Catch a cop show over the past several decades and these strings of numbers barked over police radios might sound familiar:
“1-Adam-12, a 4-15 fight.” …”We have a 9-11. Armed robbery in progress.”
Or in the words of the bumbling Barney Fife: “Mayberry Unit No. 1 over and, uh, Roger. Roger. Out and under. 10-40. Bye.”
But many real-life police departments are ditching the digits, replacing the lingo with plain English.
In Dallas, that means so long “7,” hello “minor accident.”
Today, the Dallas Police Department moves to a new plain-language system that’s supposed to make communications more universal and less complicated. No more of those distinctive radio codes or signals.

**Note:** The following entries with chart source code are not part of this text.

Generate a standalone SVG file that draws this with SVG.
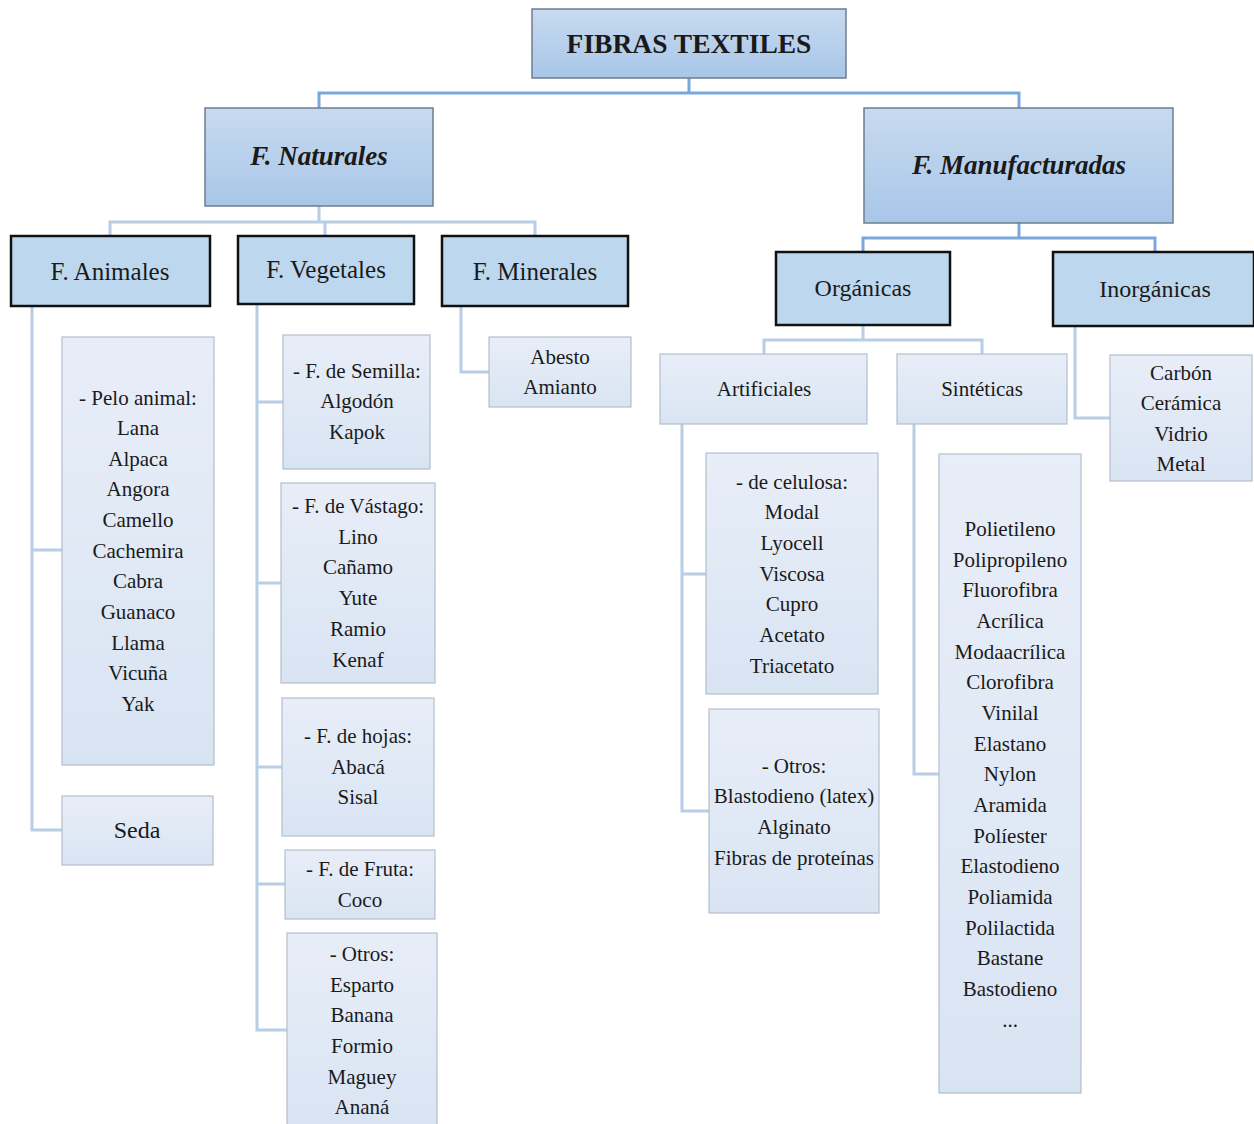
<svg xmlns="http://www.w3.org/2000/svg" width="1254" height="1124" viewBox="0 0 1254 1124">
<defs>
<linearGradient id="gTop" x1="0" y1="0" x2="0" y2="1"><stop offset="0" stop-color="#c8daef"/><stop offset="1" stop-color="#a8c6e8"/></linearGradient>
<linearGradient id="gLeaf" x1="0" y1="0" x2="0" y2="1"><stop offset="0" stop-color="#e8eef8"/><stop offset="1" stop-color="#d9e4f3"/></linearGradient>
</defs>
<style>
.top{fill:url(#gTop);stroke:#6d7d8f;stroke-width:1.5}
.mid{fill:#bdd7ee;stroke:#111;stroke-width:2.5}
.leaf{fill:url(#gLeaf);stroke:#b5bfca;stroke-width:1.2}
.c1{fill:none;stroke:#78a8dc;stroke-width:3}
.c2{fill:none;stroke:#b8cde6;stroke-width:3}
text{font-family:"Liberation Serif","Times New Roman",serif;fill:#1a1a1a;text-anchor:middle}
.tb{font-size:27.5px;font-weight:bold}
.tbi{font-size:27px;font-weight:bold;font-style:italic}
.tm{font-size:24px}
.tm2{font-size:25px}
.tl{font-size:21px}
</style>
<g id="connectors">
<path class="c1" d="M689,78V93M319,108V93H1019V108"/>
<path class="c2" d="M319,206V222M110,236V222H535V236M325,222V236"/>
<path class="c1" d="M1019,223V238M863,252V238H1155V252"/>
<path class="c2" d="M32,306V830H62M32,550H62"/>
<path class="c2" d="M257,304V1030H287M257,402H283M257,583H281M257,767H282M257,884H285"/>
<path class="c2" d="M461,306V372H489"/>
<path class="c2" d="M863,325V340M764,354V340H982V354"/>
<path class="c2" d="M1075,326V418H1110"/>
<path class="c2" d="M682,424V811H709M682,574H706"/>
<path class="c2" d="M914,424V774H939"/>
</g>
<g id="n-fibras"><rect class="top" x="532" y="9" width="314" height="69"/><text class="tb" x="689" y="53">FIBRAS TEXTILES</text></g>
<g id="n-naturales"><rect class="top" x="205" y="108" width="228" height="98"/><text class="tbi" x="319" y="165">F. Naturales</text></g>
<g id="n-manuf"><rect class="top" x="864" y="108" width="309" height="115"/><text class="tbi" x="1019" y="174">F. Manufacturadas</text></g>
<g id="n-animales"><rect class="mid" x="11" y="236" width="199" height="70"/><text class="tm2" x="110" y="280">F. Animales</text></g>
<g id="n-vegetales"><rect class="mid" x="238" y="236" width="176" height="68"/><text class="tm2" x="326" y="278">F. Vegetales</text></g>
<g id="n-minerales"><rect class="mid" x="442" y="236" width="186" height="70"/><text class="tm2" x="535" y="280">F. Minerales</text></g>
<g id="n-organicas"><rect class="mid" x="776" y="252" width="174" height="73"/><text class="tm" x="863" y="296">Orgánicas</text></g>
<g id="n-inorganicas"><rect class="mid" x="1053" y="252" width="201" height="74"/><text class="tm" x="1155" y="297">Inorgánicas</text></g>
<g id="n-pelo"><rect class="leaf" x="62" y="337" width="152" height="428"/>
<text class="tl" x="138"><tspan x="138" y="405">- Pelo animal:</tspan><tspan x="138" y="435">Lana</tspan><tspan x="138" y="466">Alpaca</tspan><tspan x="138" y="496">Angora</tspan><tspan x="138" y="527">Camello</tspan><tspan x="138" y="558">Cachemira</tspan><tspan x="138" y="588">Cabra</tspan><tspan x="138" y="619">Guanaco</tspan><tspan x="138" y="650">Llama</tspan><tspan x="138" y="680">Vicuña</tspan><tspan x="138" y="711">Yak</tspan></text></g>
<g id="n-seda"><rect class="leaf" x="62" y="796" width="151" height="69"/><text class="tm" x="137" y="838">Seda</text></g>
<g id="n-semilla"><rect class="leaf" x="283" y="335" width="147" height="134"/>
<text class="tl"><tspan x="357" y="378">- F. de Semilla:</tspan><tspan x="357" y="408">Algodón</tspan><tspan x="357" y="439">Kapok</tspan></text></g>
<g id="n-vastago"><rect class="leaf" x="281" y="483" width="154" height="200"/>
<text class="tl"><tspan x="358" y="513">- F. de Vástago:</tspan><tspan x="358" y="544">Lino</tspan><tspan x="358" y="574">Cañamo</tspan><tspan x="358" y="605">Yute</tspan><tspan x="358" y="636">Ramio</tspan><tspan x="358" y="667">Kenaf</tspan></text></g>
<g id="n-hojas"><rect class="leaf" x="282" y="698" width="152" height="138"/>
<text class="tl"><tspan x="358" y="743">- F. de hojas:</tspan><tspan x="358" y="774">Abacá</tspan><tspan x="358" y="804">Sisal</tspan></text></g>
<g id="n-fruta"><rect class="leaf" x="285" y="850" width="150" height="69"/>
<text class="tl"><tspan x="360" y="876">- F. de Fruta:</tspan><tspan x="360" y="907">Coco</tspan></text></g>
<g id="n-otrosveg"><rect class="leaf" x="287" y="933" width="150" height="195"/>
<text class="tl"><tspan x="362" y="961">- Otros:</tspan><tspan x="362" y="992">Esparto</tspan><tspan x="362" y="1022">Banana</tspan><tspan x="362" y="1053">Formio</tspan><tspan x="362" y="1084">Maguey</tspan><tspan x="362" y="1114">Ananá</tspan></text></g>
<g id="n-abesto"><rect class="leaf" x="489" y="337" width="142" height="70"/>
<text class="tl"><tspan x="560" y="364">Abesto</tspan><tspan x="560" y="394">Amianto</tspan></text></g>
<g id="n-artificiales"><rect class="leaf" x="660" y="354" width="207" height="70"/><text class="tl" x="764" y="396">Artificiales</text></g>
<g id="n-sinteticas"><rect class="leaf" x="897" y="354" width="170" height="70"/><text class="tl" x="982" y="396">Sintéticas</text></g>
<g id="n-carbon"><rect class="leaf" x="1110" y="355" width="142" height="126"/>
<text class="tl"><tspan x="1181" y="380">Carbón</tspan><tspan x="1181" y="410">Cerámica</tspan><tspan x="1181" y="441">Vidrio</tspan><tspan x="1181" y="471">Metal</tspan></text></g>
<g id="n-celulosa"><rect class="leaf" x="706" y="453" width="172" height="241"/>
<text class="tl"><tspan x="792" y="489">- de celulosa:</tspan><tspan x="792" y="519">Modal</tspan><tspan x="792" y="550">Lyocell</tspan><tspan x="792" y="581">Viscosa</tspan><tspan x="792" y="611">Cupro</tspan><tspan x="792" y="642">Acetato</tspan><tspan x="792" y="673">Triacetato</tspan></text></g>
<g id="n-otrosart"><rect class="leaf" x="709" y="709" width="170" height="204"/>
<text class="tl"><tspan x="794" y="773">- Otros:</tspan><tspan x="794" y="803">Blastodieno (latex)</tspan><tspan x="794" y="834">Alginato</tspan><tspan x="794" y="865">Fibras de proteínas</tspan></text></g>
<g id="n-sintlist"><rect class="leaf" x="939" y="454" width="142" height="639"/>
<text class="tl"><tspan x="1010" y="536">Polietileno</tspan><tspan x="1010" y="567">Polipropileno</tspan><tspan x="1010" y="597">Fluorofibra</tspan><tspan x="1010" y="628">Acrílica</tspan><tspan x="1010" y="659">Modaacrílica</tspan><tspan x="1010" y="689">Clorofibra</tspan><tspan x="1010" y="720">Vinilal</tspan><tspan x="1010" y="751">Elastano</tspan><tspan x="1010" y="781">Nylon</tspan><tspan x="1010" y="812">Aramida</tspan><tspan x="1010" y="843">Políester</tspan><tspan x="1010" y="873">Elastodieno</tspan><tspan x="1010" y="904">Poliamida</tspan><tspan x="1010" y="935">Polilactida</tspan><tspan x="1010" y="965">Bastane</tspan><tspan x="1010" y="996">Bastodieno</tspan><tspan x="1010" y="1027">...</tspan></text></g>
</svg>
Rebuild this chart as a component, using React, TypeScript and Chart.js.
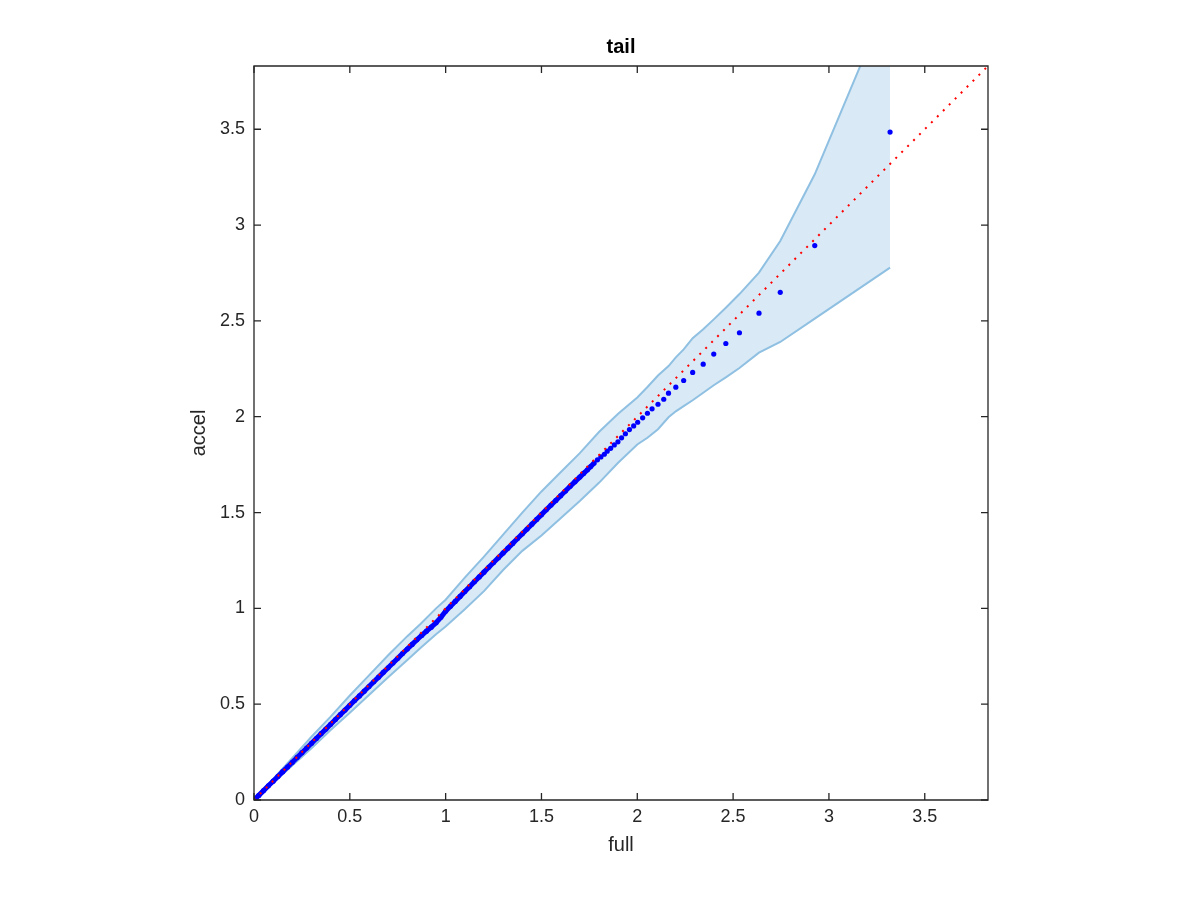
import React, { useEffect, useRef } from 'react';
import { Chart, registerables } from 'chart.js';

Chart.register(...registerables);

// ---------- data ----------
const axisMin = 0;
const axisMax = 3.83;
const tickValues = [0, 0.5, 1, 1.5, 2, 2.5, 3, 3.5];
const tickLabels = ['0', '0.5', '1', '1.5', '2', '2.5', '3', '3.5'];

const titleText = 'tail';
const xLabel = 'full';
const yLabel = 'accel';

// quantile pairs (full, accel) - dense body
const fullBody = [
  0.000, 0.025, 0.050, 0.075, 0.100, 0.125, 0.150, 0.175, 0.200, 0.225,
  0.250, 0.275, 0.300, 0.325, 0.350, 0.375, 0.400, 0.425, 0.450, 0.475,
  0.500, 0.525, 0.550, 0.575, 0.600, 0.625, 0.650, 0.675, 0.700, 0.725,
  0.750, 0.775, 0.800, 0.825, 0.850, 0.875, 0.900, 0.925, 0.950, 0.975,
  1.000, 1.025, 1.050, 1.075, 1.100, 1.125, 1.150, 1.175, 1.200, 1.225,
  1.250, 1.275, 1.300, 1.325, 1.350, 1.375, 1.400, 1.425, 1.450, 1.475,
  1.500, 1.525, 1.550, 1.575, 1.600, 1.625, 1.650, 1.675, 1.700, 1.720,
  1.740, 1.757, 1.775,
];
const accelBody = [
  0.000, 0.024, 0.049, 0.074, 0.098, 0.123, 0.148, 0.172, 0.197, 0.222,
  0.247, 0.271, 0.296, 0.321, 0.346, 0.370, 0.395, 0.420, 0.445, 0.469,
  0.494, 0.519, 0.543, 0.568, 0.592, 0.617, 0.641, 0.666, 0.690, 0.715,
  0.739, 0.764, 0.788, 0.812, 0.836, 0.859, 0.881, 0.902, 0.925, 0.953,
  0.985, 1.011, 1.036, 1.062, 1.088, 1.113, 1.139, 1.164, 1.189, 1.214,
  1.239, 1.264, 1.289, 1.314, 1.339, 1.364, 1.389, 1.414, 1.439, 1.464,
  1.489, 1.514, 1.539, 1.563, 1.588, 1.612, 1.637, 1.661, 1.685, 1.704,
  1.723, 1.740, 1.758,
];

// quantile pairs - sparse upper tail
const fullTail = [
  1.792, 1.810, 1.828, 1.843, 1.861, 1.880, 1.899, 1.918, 1.938, 1.959,
  1.981, 2.002, 2.028, 2.053, 2.077, 2.108, 2.138, 2.163, 2.201, 2.242,
  2.289, 2.344, 2.399, 2.462, 2.533, 2.635, 2.746, 2.926, 3.319,
];
const accelTail = [
  1.775, 1.790, 1.804, 1.820, 1.835, 1.853, 1.869, 1.890, 1.911, 1.933,
  1.952, 1.971, 1.994, 2.018, 2.041, 2.065, 2.091, 2.123, 2.154, 2.189,
  2.231, 2.274, 2.327, 2.382, 2.438, 2.540, 2.649, 2.893, 3.485,
];

// confidence band
const bandFull = [
  0, 0.1, 0.2, 0.3, 0.4, 0.5, 0.6, 0.7, 0.8, 0.87,
  0.95, 1.0, 1.1, 1.2, 1.3, 1.4, 1.5, 1.6, 1.7, 1.8,
  1.9, 2.0, 2.053, 2.108, 2.163, 2.201, 2.242, 2.289, 2.344, 2.399,
  2.462, 2.533, 2.635, 2.746, 2.926, 3.319,
];
const bandUpper = [
  0, 0.11, 0.22, 0.33, 0.435, 0.545, 0.65, 0.755, 0.855, 0.92,
  1.0, 1.045, 1.16, 1.27, 1.385, 1.5, 1.61, 1.71, 1.81, 1.92,
  2.015, 2.1, 2.155, 2.215, 2.264, 2.31, 2.351, 2.41, 2.456, 2.508,
  2.569, 2.64, 2.752, 2.917, 3.265, 4.2,
];
const bandLower = [
  0, 0.09, 0.18, 0.27, 0.365, 0.455, 0.548, 0.64, 0.73, 0.795,
  0.865, 0.905, 0.995, 1.09, 1.2, 1.3, 1.38, 1.47, 1.56, 1.655,
  1.76, 1.855, 1.89, 1.935, 1.997, 2.028, 2.055, 2.086, 2.125, 2.164,
  2.205, 2.254, 2.334, 2.39, 2.512, 2.778,
];

// reference line y = x
const refFull = [0, 3.83];
const refAccel = [0, 3.83];

// ---------- styles ----------
const FONT = "'Liberation Sans', Arial, Helvetica, sans-serif";
const TEXT = '#262626';
const BAND_EDGE = 'rgb(143,192,226)';
const BAND_FILL = 'rgb(217,233,245)';

const zip = (xs: number[], ys: number[]) => xs.map((x, i) => ({ x, y: ys[i] }));

const framePlugin = {
  id: 'matlabFrame',
  afterDatasetsDraw(chart: any) {
    const { ctx, chartArea, scales } = chart;
    const { left, right, top, bottom } = chartArea;
    const xs = scales.x;
    const ys = scales.y;
    ctx.save();
    ctx.strokeStyle = TEXT;
    ctx.lineWidth = 1.3;
    ctx.beginPath();
    ctx.rect(left, top, right - left, bottom - top);
    ctx.stroke();
    const L = 7;
    ctx.beginPath();
    tickValues.forEach((v) => {
      const px = xs.getPixelForValue(v);
      ctx.moveTo(px, bottom);
      ctx.lineTo(px, bottom - L);
      ctx.moveTo(px, top);
      ctx.lineTo(px, top + L);
      const py = ys.getPixelForValue(v);
      ctx.moveTo(left, py);
      ctx.lineTo(left + L, py);
      ctx.moveTo(right, py);
      ctx.lineTo(right - L, py);
    });
    ctx.stroke();
    // title centred over the axes box
    ctx.fillStyle = '#000000';
    ctx.font = `bold 20px ${FONT}`;
    ctx.textAlign = 'center';
    ctx.textBaseline = 'middle';
    ctx.fillText(titleText, (left + right) / 2, top - 19);
    ctx.restore();
  },
};

export default function App() {
  const ref = useRef<HTMLCanvasElement | null>(null);

  useEffect(() => {
    document.body.style.margin = '0';
    const canvas = ref.current;
    if (!canvas) return;
    const chart = new Chart(canvas, {
      type: 'scatter',
      data: {
        datasets: [
          {
            type: 'line',
            label: 'reference',
            data: zip(refFull, refAccel),
            borderColor: '#ff0000',
            borderWidth: 2,
            borderDash: [2, 6.4],
            pointRadius: 0,
            fill: false,
            tension: 0,
            order: 0,
          } as any,
          {
            type: 'scatter',
            label: 'quantiles',
            data: zip(fullBody.concat(fullTail), accelBody.concat(accelTail)),
            backgroundColor: '#0000ff',
            borderWidth: 0,
            pointRadius: 2.6,
            order: 1,
          } as any,
          {
            type: 'line',
            label: 'quantiles body',
            data: zip(fullBody, accelBody),
            borderColor: '#0000ff',
            borderWidth: 5,
            pointRadius: 0,
            fill: false,
            tension: 0,
            order: 1,
          } as any,
          {
            type: 'line',
            label: 'upper',
            data: zip(bandFull, bandUpper),
            borderColor: BAND_EDGE,
            borderWidth: 2,
            backgroundColor: BAND_FILL,
            pointRadius: 0,
            fill: '+1',
            tension: 0,
            clip: 0,
            order: 3,
          } as any,
          {
            type: 'line',
            label: 'lower',
            data: zip(bandFull, bandLower),
            borderColor: BAND_EDGE,
            borderWidth: 2,
            pointRadius: 0,
            fill: false,
            tension: 0,
            clip: 0,
            order: 2,
          } as any,
        ],
      },
      options: {
        responsive: false,
        animation: false,
        events: [],
        layout: { padding: { left: 0, right: 212, top: 66, bottom: 0 } },
        plugins: {
          legend: { display: false },
          tooltip: { enabled: false },
          title: { display: false },
        },
        scales: {
          x: {
            type: 'linear',
            min: axisMin,
            max: axisMax,
            grid: { display: false, drawTicks: false },
            border: { display: false },
            afterBuildTicks: (s: any) => {
              s.ticks = tickValues.map((v) => ({ value: v }));
            },
            afterFit: (s: any) => {
              s.height = 100;
            },
            ticks: {
              color: TEXT,
              padding: 6,
              maxRotation: 0,
              autoSkip: false,
              font: { family: FONT, size: 18 },
              callback: (v: any) => {
                const i = tickValues.indexOf(Number(v));
                return i >= 0 ? tickLabels[i] : '';
              },
            },
            title: {
              display: true,
              text: xLabel,
              color: TEXT,
              font: { family: FONT, size: 20 },
              padding: { top: 0, bottom: 43 },
            },
          },
          y: {
            type: 'linear',
            min: axisMin,
            max: axisMax,
            grid: { display: false, drawTicks: false },
            border: { display: false },
            afterBuildTicks: (s: any) => {
              s.ticks = tickValues.map((v) => ({ value: v }));
            },
            afterFit: (s: any) => {
              s.width = 254;
            },
            ticks: {
              color: TEXT,
              padding: 9,
              autoSkip: false,
              font: { family: FONT, size: 18 },
              callback: (v: any) => {
                const i = tickValues.indexOf(Number(v));
                return i >= 0 ? tickLabels[i] : '';
              },
            },
            title: {
              display: true,
              text: yLabel,
              color: TEXT,
              font: { family: FONT, size: 20 },
              padding: { top: 187, bottom: 0 },
            },
          },
        },
      },
      plugins: [framePlugin],
    } as any);
    return () => chart.destroy();
  }, []);

  return (
    <div style={{ position: 'absolute', left: 0, top: 0, width: 1200, height: 900, background: '#ffffff' }}>
      <canvas ref={ref} width={1200} height={900} style={{ display: 'block', width: 1200, height: 900 }} />
    </div>
  );
}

The department says it’s following a nationwide trend, but some call it the end of an era. LINK
I thought this was kind of funny. The end of radio code is seen as a major deal in Dallas. I guess old habits do die hard after all. The fire service doesn’t have much use for radio codes (at least not in my neck of the woods). It’s always been a cop thing to me. When I did a detour in law enforcement years ago, I thought it was pretty funny when they handed me a list of about fifty radio 10- codes that I had to memorize. I knew right away I was too goofy to pull that off. Today most police departments are going to plain English and I think that’s a good thing. Being able to communicate clearly and concisely in your mother tongue should be viewed as a requirement for police and emergency services.
I remember while I was in the Army a guy didn’t make Sgt. because the board thought he lacked a “command voice”. It was true. He was a very quiet guy. Smart, great disposition but you just couldn’t hear him. Not the best thing on a battlefield. They told him to practice some more and try again. Today he probably would have retained a lawyer. But in their way the board was stressing an important element of command – and that’s communication. Not only do you need to be heard but you need to be understood when lives are in danger.
Plain English is fine on the radio. You develop an ear for the back and forth traffic. When we get rookies in the firehouse they sometimes don’t understand how you can be on the other side of the kitchen with the TV on and twenty guys laughing and carrying on all kinds of conversation – yet know that a job is hitting in over the radio. It’s because you know the rhythm of what’s being said as much as the content. Normal radio communications have a certain flow, a pattern. Abnormal conversation also has a pattern. If you hear the patterns long enough you begin to pick out what’s important and what’s not. Something out of the ordinary jumps out at you and gets your attention. Otherwise, you would go crazy trying to pay attention to every transmission or word.
I’m sure Dallas will be just fine after they ditch their ten codes. I just hope the switch to English. Know what I mean?